1958 Chevrolet Impala. Click image to enlarge
Story and photo by Bill Vance
The Chevrolet Impala nameplate, which returned to the General Motors fold for 2000 after an absence of four years, once epitomized the full size American car. Named after the sleek, swift African impala antelope, the name was originally applied to a Corvette concept car shown at GM’s 1956 Motorama show.
The Impala name came to market as an up-level package on the 1958 Bel Air coupe and two-door convertible. Sheetmetal changes produced a shorter roofline and longer deck, and other visual identifiers included fake airscoops above the coupe’s rear window and ahead of the rear wheels, and six taillights rather than the regular four.
The 1958 Chevrolet was pretty well all new in both styling and engineering. It was lower, longer and wider than the ’57 Chevy sedan, weighing some 1,633 kg (3,600 lb).
It used a new X-member frame that lowered the body by allowing the footwells to be sunk between the frame rails. Rear coils replaced leaf springs, and bladder-type “Level Air” air suspension was optional, although it proved troublesome and would soon be discontinued.
Engines choices were extensive, and included Chevrolet’s venerable “Blue Flame” overhead valve inline six, its “small-block” 4.6 litre (283 cu in.) overhead valve V-8 in various states of tune, and a new “big-block” 5.7 litre (348 cu in.) overhead valve V-8 that had started life under the hood of a truck. Mechanical fuel injection was optional on the small-block V-8.
In spite of an economic downturn in 1958, the Impala was so popular and sold so well that Chevrolet made it a separate series, and their top one, for 1959. It came in a full line of body types, including sedans, wagons and a convertible.
After only one year the ’59s again got new styling with “batwing” curving rear fins, and the Impala became Chevrolet’s best seller.
Chevrolet toned down and levelled off its fins for 1960, and in spite of increased completion from the new compact 1960 Chevrolet Corvair, the ’62 Chevy II, and the ’64 Chevelle, the full-size car market continued to be strong. None was better equipped to take advantage of this than the Impala, and its winning combination of luxury and affordabilty would make it the best selling Chevy for several years.
For 1961 the Chevrolet was completely restyled, with a crisper, cleaner look, and both of those icons of the 1950s, tailfins and the wraparound windshield, were now gone. It also got the legendary “409” engine, a stretch of the big-block 348 (5.7 litre), that became celebrated in both performance and song (Little 409 by the Beach Boys).
With the 6.7 litre (409 cu in.) engine the Impala was pretty quick.

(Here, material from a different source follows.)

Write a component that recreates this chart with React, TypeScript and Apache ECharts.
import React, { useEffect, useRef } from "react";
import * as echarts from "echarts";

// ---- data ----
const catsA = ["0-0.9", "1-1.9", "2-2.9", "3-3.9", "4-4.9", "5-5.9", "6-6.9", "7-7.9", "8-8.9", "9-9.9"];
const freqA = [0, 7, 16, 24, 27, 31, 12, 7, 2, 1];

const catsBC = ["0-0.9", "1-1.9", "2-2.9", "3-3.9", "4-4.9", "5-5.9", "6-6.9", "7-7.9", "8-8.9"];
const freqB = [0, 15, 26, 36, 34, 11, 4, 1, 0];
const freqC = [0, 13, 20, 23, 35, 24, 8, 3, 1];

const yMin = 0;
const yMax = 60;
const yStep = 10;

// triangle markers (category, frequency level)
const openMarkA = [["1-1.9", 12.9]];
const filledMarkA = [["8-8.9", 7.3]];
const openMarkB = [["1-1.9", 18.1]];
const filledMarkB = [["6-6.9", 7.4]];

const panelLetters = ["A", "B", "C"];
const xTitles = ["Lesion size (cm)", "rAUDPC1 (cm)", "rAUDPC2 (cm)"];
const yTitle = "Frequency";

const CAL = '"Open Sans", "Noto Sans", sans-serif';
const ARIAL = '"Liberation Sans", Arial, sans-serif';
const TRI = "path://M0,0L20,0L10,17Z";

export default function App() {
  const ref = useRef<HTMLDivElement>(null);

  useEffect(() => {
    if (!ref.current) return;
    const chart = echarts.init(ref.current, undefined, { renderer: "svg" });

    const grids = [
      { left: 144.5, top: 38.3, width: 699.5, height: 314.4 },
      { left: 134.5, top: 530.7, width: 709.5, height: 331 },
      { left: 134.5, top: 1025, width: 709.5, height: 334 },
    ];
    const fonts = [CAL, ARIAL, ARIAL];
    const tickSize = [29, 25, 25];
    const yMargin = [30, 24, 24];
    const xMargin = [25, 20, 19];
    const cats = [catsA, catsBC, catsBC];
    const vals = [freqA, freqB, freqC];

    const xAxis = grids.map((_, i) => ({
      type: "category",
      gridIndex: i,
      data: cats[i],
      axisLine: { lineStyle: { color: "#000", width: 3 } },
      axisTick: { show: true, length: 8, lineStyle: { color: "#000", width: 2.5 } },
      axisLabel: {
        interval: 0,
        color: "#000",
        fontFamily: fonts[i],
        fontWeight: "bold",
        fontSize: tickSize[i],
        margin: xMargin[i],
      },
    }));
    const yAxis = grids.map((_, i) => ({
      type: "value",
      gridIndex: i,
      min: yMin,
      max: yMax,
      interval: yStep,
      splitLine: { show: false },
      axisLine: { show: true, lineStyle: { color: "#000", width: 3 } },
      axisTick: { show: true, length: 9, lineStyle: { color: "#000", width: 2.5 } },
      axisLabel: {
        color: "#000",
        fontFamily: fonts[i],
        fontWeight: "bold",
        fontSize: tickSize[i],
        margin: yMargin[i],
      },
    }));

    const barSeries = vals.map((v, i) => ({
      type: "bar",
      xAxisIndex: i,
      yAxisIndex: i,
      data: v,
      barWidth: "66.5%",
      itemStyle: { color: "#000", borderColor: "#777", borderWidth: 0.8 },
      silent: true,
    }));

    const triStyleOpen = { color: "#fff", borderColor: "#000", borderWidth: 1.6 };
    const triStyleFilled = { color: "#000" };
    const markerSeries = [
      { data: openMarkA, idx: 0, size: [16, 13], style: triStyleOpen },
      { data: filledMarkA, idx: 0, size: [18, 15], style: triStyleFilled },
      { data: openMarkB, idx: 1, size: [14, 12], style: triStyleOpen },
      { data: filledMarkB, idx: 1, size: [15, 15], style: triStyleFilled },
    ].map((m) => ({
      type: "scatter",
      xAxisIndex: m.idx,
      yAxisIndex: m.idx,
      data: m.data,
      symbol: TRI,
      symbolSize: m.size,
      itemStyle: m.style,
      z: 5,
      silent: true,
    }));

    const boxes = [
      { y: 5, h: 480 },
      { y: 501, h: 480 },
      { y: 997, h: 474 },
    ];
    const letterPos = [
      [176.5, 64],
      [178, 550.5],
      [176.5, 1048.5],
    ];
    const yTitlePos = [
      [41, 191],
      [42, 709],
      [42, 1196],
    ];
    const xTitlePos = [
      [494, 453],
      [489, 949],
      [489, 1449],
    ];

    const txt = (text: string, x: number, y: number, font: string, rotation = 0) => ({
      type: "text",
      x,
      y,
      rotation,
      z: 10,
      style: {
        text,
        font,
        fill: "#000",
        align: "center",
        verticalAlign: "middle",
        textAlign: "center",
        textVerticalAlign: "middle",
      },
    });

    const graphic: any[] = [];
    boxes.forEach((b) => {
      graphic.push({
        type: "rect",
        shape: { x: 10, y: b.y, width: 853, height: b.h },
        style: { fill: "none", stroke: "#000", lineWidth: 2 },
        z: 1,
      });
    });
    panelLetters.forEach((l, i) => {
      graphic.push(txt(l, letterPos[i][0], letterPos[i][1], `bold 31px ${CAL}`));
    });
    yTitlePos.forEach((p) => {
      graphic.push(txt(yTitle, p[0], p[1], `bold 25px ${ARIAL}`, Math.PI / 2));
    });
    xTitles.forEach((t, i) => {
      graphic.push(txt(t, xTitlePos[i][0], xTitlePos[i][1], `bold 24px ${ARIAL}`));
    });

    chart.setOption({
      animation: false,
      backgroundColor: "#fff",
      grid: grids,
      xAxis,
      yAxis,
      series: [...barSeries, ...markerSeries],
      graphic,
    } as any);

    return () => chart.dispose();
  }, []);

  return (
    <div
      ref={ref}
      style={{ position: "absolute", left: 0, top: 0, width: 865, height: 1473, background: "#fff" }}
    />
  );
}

Car Life magazine (3//62) tested a 1962 380 horsepower 409 Impala SS (Super Sport) with a four-speed manual transmission and a 3.70:1 rear axle ratio. They recorded a zero to 96 km/h (60 mph) time of 7.3 seconds, zero to 161 km/h (100 mph) in 17.0 seconds, and estimated the top speed at 201 km/h (125 mph).
The Chevrolet line, including the Impala, got lovely all-new styling for 1965. This was the zenith of the American full size car, and Chevrolet sold over a million Impalas, an industry record that still stands. It took advantage of an American auto industry that was in full flower, not yet impacted by emission and fuel economy concerns, and still largely free of pesky foreign completion.

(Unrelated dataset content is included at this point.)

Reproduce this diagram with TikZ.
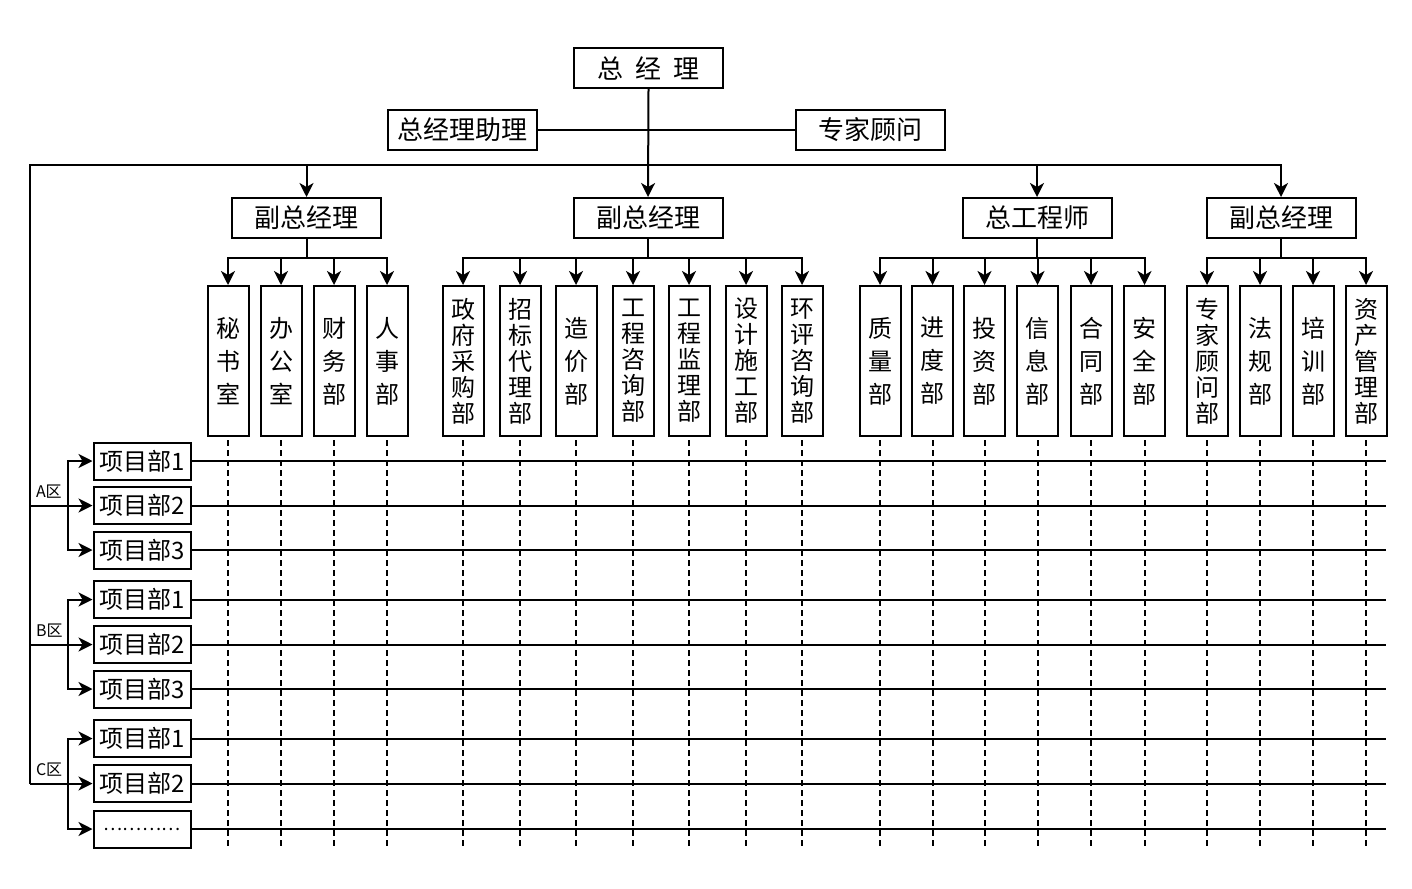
\documentclass[tikz,border=0pt]{standalone}
\usepackage{fontspec}
\setmainfont{Noto Sans CJK SC}
\usetikzlibrary{arrows.meta}
\begin{document}
\begin{tikzpicture}[x=1pt,y=-1pt,line width=2pt,
  box/.style={draw,line width=2pt,minimum width=149pt,minimum height=40pt,inner sep=0pt,font=\fontsize{26}{28}\selectfont},
  vbox/.style={draw,line width=2pt,minimum width=41pt,minimum height=150pt,inner sep=0pt,align=center,font=\fontsize{24}{26}\selectfont},
  vboxs/.style={vbox,font=\fontsize{24}{33}\selectfont},
  pbox/.style={draw,line width=2pt,minimum width=97pt,minimum height=37pt,inner sep=0pt,font=\fontsize{24}{26}\selectfont},
  zlab/.style={inner sep=0pt,anchor=base west,font=\fontsize{16}{18}\selectfont},
  arr/.style={-{Stealth[length=14pt,width=14pt,inset=4pt]}},
  dline/.style={dash pattern=on 6pt off 4pt,line width=2pt},
]
\useasboundingbox (0,0) rectangle (1412,888);
% level coordinates
\coordinate (ytop) at (0,165);
\coordinate (yb) at (0,258);
\coordinate (yend) at (0,848);
\coordinate (xend) at (1386,0);
\coordinate (xt) at (30,0);
\coordinate (xb) at (68,0);
% top
\node[box] (gm) at (648.5,68) {总\hspace{12pt}经\hspace{12pt}理};
\node[box] (asst) at (462.5,130) {总经理助理};
\node[box] (expert) at (870.5,130) {专家顾问};
\draw (asst.east) -- (expert.west);
% vice managers
\node[box] (v1) at (306.5,218) {副总经理};
\node[box] (v2) at (648,218) {副总经理};
\node[box] (v3) at (1037,218) {总工程师};
\node[box] (v4) at (1281,218) {副总经理};
% departments
\node[vboxs] (c11) at (228,361) {秘\\书\\室};
\node[vboxs] (c12) at (281,361) {办\\公\\室};
\node[vboxs] (c13) at (334,361) {财\\务\\部};
\node[vboxs] (c14) at (387,361) {人\\事\\部};
\node[vbox] (c21) at (463,361) {政\\府\\采\\购\\部};
\node[vbox] (c22) at (520,361) {招\\标\\代\\理\\部};
\node[vboxs] (c23) at (576,361) {造\\价\\部};
\node[vbox] (c24) at (633,361) {工\\程\\咨\\询\\部};
\node[vbox] (c25) at (689,361) {工\\程\\监\\理\\部};
\node[vbox] (c26) at (746,361) {设\\计\\施\\工\\部};
\node[vbox] (c27) at (802,361) {环\\评\\咨\\询\\部};
\node[vboxs] (c31) at (880,361) {质\\量\\部};
\node[vboxs] (c32) at (932.5,361) {进\\度\\部};
\node[vboxs] (c33) at (984.5,361) {投\\资\\部};
\node[vboxs] (c34) at (1037.5,361) {信\\息\\部};
\node[vboxs] (c35) at (1091,361) {合\\同\\部};
\node[vboxs] (c36) at (1144.5,361) {安\\全\\部};
\node[vbox] (c41) at (1207,361) {专\\家\\顾\\问\\部};
\node[vboxs] (c42) at (1260,361) {法\\规\\部};
\node[vboxs] (c43) at (1313,361) {培\\训\\部};
\node[vbox] (c44) at (1366,361) {资\\产\\管\\理\\部};
% project departments
\node[pbox] (p1) at (142,461) {项目部1};
\node[pbox] (p2) at (142,505.5) {项目部2};
\node[pbox] (p3) at (142,550) {项目部3};
\node[pbox] (p4) at (142,599.5) {项目部1};
\node[pbox] (p5) at (142,644.5) {项目部2};
\node[pbox] (p6) at (142,689) {项目部3};
\node[pbox] (p7) at (142,738.5) {项目部1};
\node[pbox] (p8) at (142,783.5) {项目部2};
\node[pbox,font=\fontsize{18}{20}\selectfont] (p9) at (142,829) {…………};
\node[zlab] (za) at (35,497) {A区};
\node[zlab] (zb) at (35,636) {B区};
\node[zlab] (zc) at (35,775) {C区};
% connectors
\draw[arr] (gm.south) -- (v2.north);
\draw[arr] (xt|-p8) -- (xt|-ytop) -| (v4.north);
\draw[arr] (v1|-ytop) -- (v1.north);
\draw[arr] (v3|-ytop) -- (v3.north);
\foreach \c in {c11,c12,c13,c14} \draw[arr] (v1.south) -- (v1|-yb) -| (\c.north);
\foreach \c in {c21,c22,c23,c24,c25,c26,c27} \draw[arr] (v2.south) -- (v2|-yb) -| (\c.north);
\foreach \c in {c31,c32,c33,c34,c35,c36} \draw[arr] (v3.south) -- (v3|-yb) -| (\c.north);
\foreach \c in {c41,c42,c43,c44} \draw[arr] (v4.south) -- (v4|-yb) -| (\c.north);
\foreach \c in {c11,c12,c13,c14,c21,c22,c23,c24,c25,c26,c27,c31,c32,c33,c34,c35,c36,c41,c42,c43,c44}
  \draw[dline] (\c.south) ++(0,3) -- (\c|-yend);
\foreach \p in {p1,p2,p3,p4,p5,p6,p7,p8,p9} \draw (\p.east) -- (\p-|xend);
\foreach \a/\b/\c in {p1/p2/p3,p4/p5/p6,p7/p8/p9}{
  \draw[arr] (xt|-\b) -- (\b.west);
  \draw[arr] (xb|-\b) -- (xb|-\a) -- (\a.west);
  \draw[arr] (xb|-\b) -- (xb|-\c) -- (\c.west);
}
\end{tikzpicture}
\end{document}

But there was an ominous cloud on the horizon for the Impala nameplate. In a replay of 1958 when the Impala was a Bel Air option package, a new up-scale option called the Caprice was now offered on the Impala. It, like the Impala, proved so popular that it became its own series for 1966, and displaced the Impala as Chevy’s top model.

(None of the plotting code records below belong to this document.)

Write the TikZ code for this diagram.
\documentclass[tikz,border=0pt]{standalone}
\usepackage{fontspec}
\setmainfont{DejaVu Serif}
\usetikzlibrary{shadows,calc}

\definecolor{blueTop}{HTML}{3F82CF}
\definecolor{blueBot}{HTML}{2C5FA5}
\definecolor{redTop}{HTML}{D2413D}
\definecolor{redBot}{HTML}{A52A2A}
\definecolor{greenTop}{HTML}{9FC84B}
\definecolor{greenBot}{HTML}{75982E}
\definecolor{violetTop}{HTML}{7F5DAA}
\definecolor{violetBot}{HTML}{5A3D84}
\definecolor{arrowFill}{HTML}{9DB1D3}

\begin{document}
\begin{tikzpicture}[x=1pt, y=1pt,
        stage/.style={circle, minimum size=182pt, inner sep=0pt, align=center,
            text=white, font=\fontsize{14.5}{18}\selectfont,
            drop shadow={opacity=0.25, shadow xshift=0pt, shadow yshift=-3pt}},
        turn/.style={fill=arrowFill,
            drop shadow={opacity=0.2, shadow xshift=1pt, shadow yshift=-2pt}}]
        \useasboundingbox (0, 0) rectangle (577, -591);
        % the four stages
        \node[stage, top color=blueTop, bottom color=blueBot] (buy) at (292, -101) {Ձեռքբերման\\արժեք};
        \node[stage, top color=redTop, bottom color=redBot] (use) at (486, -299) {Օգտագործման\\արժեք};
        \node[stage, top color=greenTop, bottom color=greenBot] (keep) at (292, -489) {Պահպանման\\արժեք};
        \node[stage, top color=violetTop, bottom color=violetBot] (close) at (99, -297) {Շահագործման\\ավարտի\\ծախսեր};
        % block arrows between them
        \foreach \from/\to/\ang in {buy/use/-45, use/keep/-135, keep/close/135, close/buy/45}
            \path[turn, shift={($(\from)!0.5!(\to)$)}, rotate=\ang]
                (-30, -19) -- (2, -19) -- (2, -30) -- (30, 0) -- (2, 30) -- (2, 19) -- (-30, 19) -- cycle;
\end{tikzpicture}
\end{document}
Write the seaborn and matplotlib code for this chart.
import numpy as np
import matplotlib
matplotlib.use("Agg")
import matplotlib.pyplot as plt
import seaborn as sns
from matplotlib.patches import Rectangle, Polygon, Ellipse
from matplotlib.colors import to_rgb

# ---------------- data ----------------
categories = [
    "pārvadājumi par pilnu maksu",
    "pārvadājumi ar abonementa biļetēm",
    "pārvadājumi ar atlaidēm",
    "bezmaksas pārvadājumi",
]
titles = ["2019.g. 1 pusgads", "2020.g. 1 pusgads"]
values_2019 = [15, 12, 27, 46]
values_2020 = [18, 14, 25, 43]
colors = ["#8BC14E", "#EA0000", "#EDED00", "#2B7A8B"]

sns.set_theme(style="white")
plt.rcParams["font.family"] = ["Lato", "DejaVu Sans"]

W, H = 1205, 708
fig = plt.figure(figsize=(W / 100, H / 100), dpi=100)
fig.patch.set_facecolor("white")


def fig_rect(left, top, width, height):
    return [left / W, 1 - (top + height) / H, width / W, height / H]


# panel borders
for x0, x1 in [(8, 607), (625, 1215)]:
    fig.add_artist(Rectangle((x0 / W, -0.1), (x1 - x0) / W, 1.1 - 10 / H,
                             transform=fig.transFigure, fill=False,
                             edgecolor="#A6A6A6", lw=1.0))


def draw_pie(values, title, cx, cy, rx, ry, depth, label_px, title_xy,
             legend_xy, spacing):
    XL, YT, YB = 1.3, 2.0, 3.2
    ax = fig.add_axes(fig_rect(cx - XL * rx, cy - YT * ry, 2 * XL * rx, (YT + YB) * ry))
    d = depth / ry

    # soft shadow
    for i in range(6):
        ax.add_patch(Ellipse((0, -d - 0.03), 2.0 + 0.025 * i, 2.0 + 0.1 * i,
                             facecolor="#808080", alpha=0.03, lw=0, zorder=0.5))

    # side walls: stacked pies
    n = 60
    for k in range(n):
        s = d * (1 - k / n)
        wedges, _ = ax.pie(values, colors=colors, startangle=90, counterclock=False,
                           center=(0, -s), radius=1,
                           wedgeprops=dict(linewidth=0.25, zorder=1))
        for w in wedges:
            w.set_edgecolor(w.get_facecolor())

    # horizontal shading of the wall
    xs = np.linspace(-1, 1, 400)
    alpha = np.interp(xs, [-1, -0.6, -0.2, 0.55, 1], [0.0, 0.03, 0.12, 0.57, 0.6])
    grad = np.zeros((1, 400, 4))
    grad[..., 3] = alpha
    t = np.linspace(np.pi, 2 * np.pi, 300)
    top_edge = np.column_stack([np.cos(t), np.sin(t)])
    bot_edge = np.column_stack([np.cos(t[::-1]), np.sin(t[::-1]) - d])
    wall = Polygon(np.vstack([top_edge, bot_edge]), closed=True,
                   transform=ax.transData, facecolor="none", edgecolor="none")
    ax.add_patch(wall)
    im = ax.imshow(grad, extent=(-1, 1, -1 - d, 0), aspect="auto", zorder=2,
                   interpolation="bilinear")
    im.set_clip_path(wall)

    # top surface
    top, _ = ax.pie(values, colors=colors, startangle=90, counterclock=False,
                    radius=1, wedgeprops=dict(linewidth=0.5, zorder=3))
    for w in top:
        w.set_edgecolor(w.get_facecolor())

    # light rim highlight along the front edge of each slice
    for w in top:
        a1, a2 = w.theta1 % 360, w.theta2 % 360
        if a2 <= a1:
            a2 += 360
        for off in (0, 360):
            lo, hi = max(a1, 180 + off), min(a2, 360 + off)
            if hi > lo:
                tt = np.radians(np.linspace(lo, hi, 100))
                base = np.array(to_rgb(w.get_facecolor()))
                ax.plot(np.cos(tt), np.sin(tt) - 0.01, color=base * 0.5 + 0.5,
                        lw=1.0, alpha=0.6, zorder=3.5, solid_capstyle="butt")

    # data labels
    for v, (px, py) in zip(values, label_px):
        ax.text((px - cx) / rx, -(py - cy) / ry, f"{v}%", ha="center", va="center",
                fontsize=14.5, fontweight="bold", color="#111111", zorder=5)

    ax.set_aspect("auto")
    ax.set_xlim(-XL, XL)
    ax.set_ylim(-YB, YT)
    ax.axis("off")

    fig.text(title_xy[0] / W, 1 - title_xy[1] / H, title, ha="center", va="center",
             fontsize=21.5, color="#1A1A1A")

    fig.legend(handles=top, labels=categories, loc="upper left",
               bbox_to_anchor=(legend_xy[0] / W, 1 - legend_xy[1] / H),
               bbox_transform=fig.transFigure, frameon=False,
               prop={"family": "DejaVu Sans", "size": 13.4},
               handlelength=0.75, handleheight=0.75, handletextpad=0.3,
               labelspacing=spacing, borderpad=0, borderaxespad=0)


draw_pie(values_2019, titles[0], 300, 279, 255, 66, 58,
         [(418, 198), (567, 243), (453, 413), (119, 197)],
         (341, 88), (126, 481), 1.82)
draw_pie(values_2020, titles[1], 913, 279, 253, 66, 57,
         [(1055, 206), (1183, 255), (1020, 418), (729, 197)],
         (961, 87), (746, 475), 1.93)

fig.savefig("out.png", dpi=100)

New styling came again in 1971, and full size American cars continued to grow. By the mid-1970s the Chevrolet sedan was a gargantuan 5,664 mm (223 in.) in length, had a 3,086 mm (121.5 in.) wheelbase (the wagon was even larger), and weighed a hefty 1,950 kg (4,300 lb). This was getting perilously close to Cadillac country.
General Motors had realized that a correction in car size was in order, and confirmation came with the 1973 Arab oil embargo. Smaller, more fuel efficient automobiles suddenly became popular and were seen as the way of the future, Chevrolet responded in 1977 with its “downsized,” lighter, full size cars, including the Impala. Although they were smaller on the outside, the engineers managed to make them larger on the inside, proving just how wasteful car designs had become.
A facelift came in 1980 with a lower hood and front fenders. Then in 1981 Chevrolet got a computerized engine management system called Computer Command Control.
With the Caprice now clearly Chevrolet’s flagship, the Impala name was discontinued in 1986. It returned in 1994 as the Impala SS, a Corvette-engined high performance version of the Caprice, and stayed until 1996.
From 1958 to 1986, with a brief re-appearance in the 1990s, over 13 million Impalas were sold, a record for the largest selling full-size American industry nameplate. At the peak of the Americanauto industry’s free wheeling, competition-free era, the Impala was the quintessential North American family car.